If rye, buckwheat, and whole wheat flour isn’t your idea of an ideal foundation for a house, it is just what the President ordered. To officially kick off the holidays, a team of pastry chef “architects” build the 1600 Pennsylvania replica for the annual White House Gingerbread House to be displayed in the State Dining Room throughout the season.

During last Wednesday’s highly-anticipated reveal, Mrs. Obama welcomed military families to be the first to view this year’s White House Gingerbread House, which weighs in at 300-pounds (downsized from last year’s 400-pounder). More than 90,000 visitors are expected to see the edible replica this December.

Complete with Santa and his reindeer, working electric lights, and an oversized First Dog Bo, this candy replica of the White House has been a tradition since the 1960s. Executive Chef Bill Yosses, who has created the past three homes for the Obamas, explained that he wanted to “celebrate the craftsmanship of the White House by those first builders,” hence the reason for the gray-white gingerbread used to resemble how architect James Hoban built the real White House back in 1978 before it was painted in 1978 to protect the sandstone.

A “spackle and mortar” made of white chocolate holds the structure together while silicon molds helped to create the architectural details around the windows and doors. Real photographs of some of the residence staff and famous rooms emerge behind the windows of the first and third level. On the left side of the house is an incredibly detailed Kitchen Garden complete with tiny parsnips, radishes, endive and other cool-season vegetables growing in raised beds of chocolate dirt.
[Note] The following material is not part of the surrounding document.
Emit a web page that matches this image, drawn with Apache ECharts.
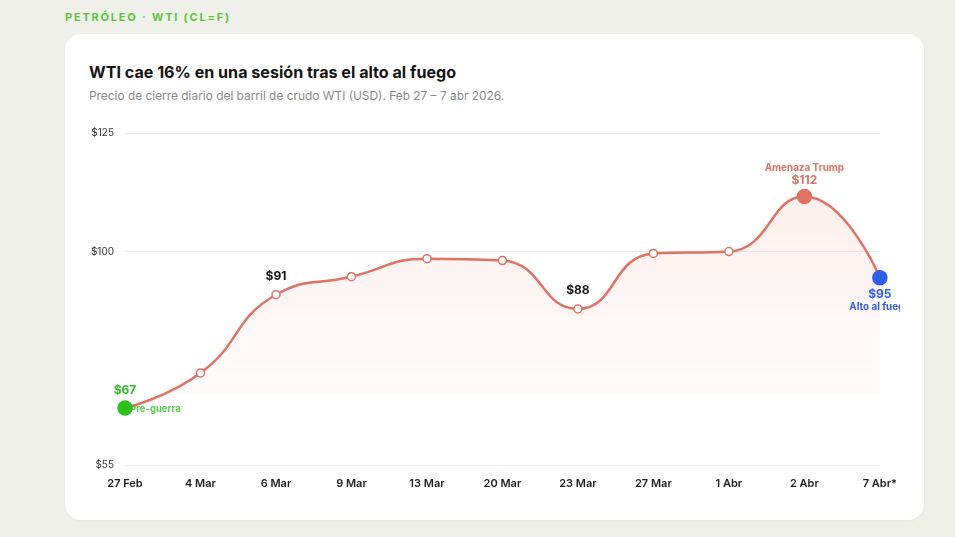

“It has been a huge part of life for [chef] Cris Comerford and myself, we use it every day, for First Family meals, for State Dinners…and we always use honey from the beehive, too” comments Yosses.

If your appetite for edible architecture is as strong as ours, there are plenty of options to get your fix. Philip Moraeu, featured in this month’s edition of Los Angeles Magazine, has been crowned “The Gingerbread Man” for overseeing the annual production of more than 250,000 edible homes and 3-D designs as well as 3 million hand-decorated cookies for Monaco Baking Company.

The Sante Fe, California-based candy enterprise supplies cookies to the top catalog companies, gourmet food chains, and upscale department stores including L.L. Bean, Williams-Sonoma, and Sur La Table so that you can bake, build, and decorate your own gingerbread home.